The upcoming vigil is the work of the Farmington Valley League of Light, an interfaith group started earlier this year in response to what organizers say is a rising level of bigotry, intolerance and violence. It has held a couple of events since then. Organizers include Christian, Jewish and Muslim leaders, and people of all faiths are welcome on Thursday.
“We want opportunities for people of various faiths to get together,” said Rabbi Rebekah Goldman of the Farmington Valley Jewish Congregation. “We have an obligation to get together with people of faith and stand against the violence that is hitting this country, and Sandy Hook hits close to home.”
The vigil is at 6:30 p.m. in the Avon Congregational Church. Goldman said there will be brief remarks area religious leaders and a reading of the names of the 26 children and adults killed in the shooting.
Goldman said she and other league organizers anticipated from the beginning that the anniversary of the Sandy Hook shootings, on Dec. 14, 2012, would be important to recognize.

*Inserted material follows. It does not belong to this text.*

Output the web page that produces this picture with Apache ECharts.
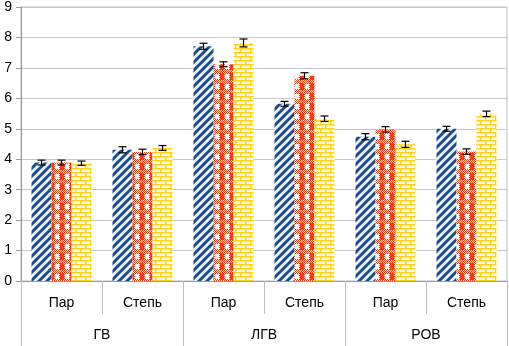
<!DOCTYPE html>
<html>
<head>
<meta charset="utf-8">
<script src="https://cdn.jsdelivr.net/npm/echarts@6/dist/echarts.min.js"></script>
<style>
html, body { margin: 0; padding: 0; background: #fff; }
#box { width: 509px; height: 346px; }
</style>
</head>
<body>
<div id="box"></div>
<script>
var subCats = ['Пар', 'Степь', 'Пар', 'Степь', 'Пар', 'Степь'];
var groupCats = ['ГВ', 'ЛГВ', 'РОВ'];
var yTicks = [0, 1, 2, 3, 4, 5, 6, 7, 8, 9];

var blueVals = [3.89, 4.31, 7.71, 5.82, 4.74, 5.0];
var redVals = [3.89, 4.24, 7.12, 6.74, 4.98, 4.25];
var yellowVals = [3.87, 4.37, 7.82, 5.33, 4.49, 5.49];

var blueErr = [0.08, 0.1, 0.1, 0.08, 0.1, 0.08];
var redErr = [0.08, 0.09, 0.08, 0.1, 0.09, 0.09];
var yellowErr = [0.07, 0.08, 0.13, 0.09, 0.1, 0.09];

function tile(w, h, draw) {
    var c = document.createElement('canvas');
    c.width = w; c.height = h;
    draw(c.getContext('2d'));
    return c;
}

var bluePattern = tile(8, 8, function (ctx) {
    ctx.fillStyle = '#eef4fb';
    ctx.fillRect(0, 0, 8, 8);
    ctx.strokeStyle = '#1b4d8e';
    ctx.lineWidth = 3;
    for (var k = -8; k <= 16; k += 8) {
        ctx.beginPath();
        ctx.moveTo(k - 1, 9);
        ctx.lineTo(k + 9, -1);
        ctx.stroke();
    }
});

// red plaid: solid band, checkered rows, white squares
var redPattern = tile(10, 10, function (ctx) {
    ctx.fillStyle = '#ffffff';
    ctx.fillRect(0, 0, 10, 10);
    ctx.fillStyle = '#ff3a12';
    for (var x = 0; x < 10; x++) {
        for (var y = 0; y < 10; y++) {
            if ((x + y) % 2 === 0) ctx.fillRect(x, y, 1, 1);
        }
    }
    ctx.fillRect(0, 3, 4, 7);
    ctx.fillStyle = '#ffffff';
    ctx.fillRect(5, 4, 4, 5);
});

var yellowPattern = tile(10, 8, function (ctx) {
    ctx.fillStyle = '#fffbe8';
    ctx.fillRect(0, 0, 10, 8);
    ctx.fillStyle = '#ffd21a';
    ctx.fillRect(0, 0, 10, 1.5);
    ctx.fillRect(0, 4, 10, 1.5);
    ctx.fillRect(0, 0, 1.5, 4);
    ctx.fillRect(5, 4, 1.5, 4);
});

var barW = 20;

function errorSeries(vals, errs, idx) {
    var data = vals.map(function (v, i) { return [i, v, errs[i]]; });
    return {
        type: 'custom',
        silent: true,
        z: 10,
        data: data,
        encode: { x: 0, y: [1] },
        renderItem: function (params, api) {
            var i = api.value(0), v = api.value(1), e = api.value(2);
            var hi = api.coord([i, v + e]);
            var lo = api.coord([i, v - e]);
            var x = hi[0] + (idx - 1) * barW;
            var cap = 4;
            var st = { stroke: '#000', lineWidth: 1.2 };
            return {
                type: 'group',
                children: [
                    { type: 'line', shape: { x1: x, y1: hi[1], x2: x, y2: lo[1] }, style: st },
                    { type: 'line', shape: { x1: x - cap, y1: hi[1], x2: x + cap, y2: hi[1] }, style: st },
                    { type: 'line', shape: { x1: x - cap, y1: lo[1], x2: x + cap, y2: lo[1] }, style: st }
                ]
            };
        }
    };
}

var dom = document.getElementById('box');
var myChart = echarts.init(dom);

var option = {
    animation: false,
    grid: {
        left: 21, right: 2, top: 5, bottom: 65,
        show: true, borderColor: '#bfbfbf', borderWidth: 1
    },
    xAxis: [
        {
            type: 'category',
            data: subCats,
            position: 'bottom',
            axisLine: { lineStyle: { color: '#9a9a9a' } },
            axisTick: { show: true, length: 33, interval: 0, lineStyle: { color: '#bfbfbf' } },
            axisLabel: { color: '#000', fontSize: 14, fontFamily: 'Liberation Sans', margin: 15, interval: 0 }
        },
        {
            type: 'category',
            data: groupCats,
            position: 'bottom',
            axisLine: { show: false },
            axisTick: { show: true, length: 70, interval: 0, lineStyle: { color: '#bfbfbf' } },
            axisLabel: { color: '#000', fontSize: 14, fontFamily: 'Liberation Sans', margin: 47, interval: 0 }
        }
    ],
    yAxis: {
        type: 'value',
        min: yTicks[0],
        max: yTicks[yTicks.length - 1],
        interval: 1,
        axisLine: { show: true, lineStyle: { color: '#9a9a9a' } },
        axisTick: { show: true, length: 5, lineStyle: { color: '#9a9a9a' } },
        axisLabel: { color: '#000', fontSize: 14, fontFamily: 'Liberation Sans', margin: 9 },
        splitLine: { lineStyle: { color: '#c8c8c8' } }
    },
    series: [
        { name: 'blue', type: 'bar', data: blueVals, barWidth: barW, barGap: '0%',
          itemStyle: { color: { image: bluePattern, repeat: 'repeat' } } },
        { name: 'red', type: 'bar', data: redVals, barWidth: barW, barGap: '0%',
          itemStyle: { color: { image: redPattern, repeat: 'repeat' } } },
        { name: 'yellow', type: 'bar', data: yellowVals, barWidth: barW, barGap: '0%',
          itemStyle: { color: { image: yellowPattern, repeat: 'repeat' } } },
        errorSeries(blueVals, blueErr, 0),
        errorSeries(redVals, redErr, 1),
        errorSeries(yellowVals, yellowErr, 2)
    ]
};

if (option && typeof option === "object") {
    myChart.setOption(option, true);
}
</script>
</body>
</html>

“I think people are desperate for something like this right now,” Goldman said.
Betsy Van Loon, a member of the Avon Congregational Church, said she is hoping speakers at the vigil can offer encouragement for the future.
“Each of our faiths teaches us to be hopeful,” Van Loon said.
The U.S. House of Representatives recently passed legislation that would let people with a concealed-carry gun license issued by one state carry a concealed firearm in other states. Because of that, Van Loon said she anticipates the issue of gun control will come up on Thursday.
“I think there will be remembrance, sorrow and encouragement along with an underlying political statement,” Van Loon said. “Increasing the use of guns is not consistent with my religious traditions.”
Speakers will include Christian clergy, leaders of the area’s Jewish community and the president of the Farmington Valley American Muslim Center in Avon.
This will be the league’s third event. The group started with a well-attended vigil in June at the Farmington Valley American Muslim Center. Violence in August, including protests in Charlottesville, Va., prompted another event at the Avon Congregational Church that month that about 100 people attended.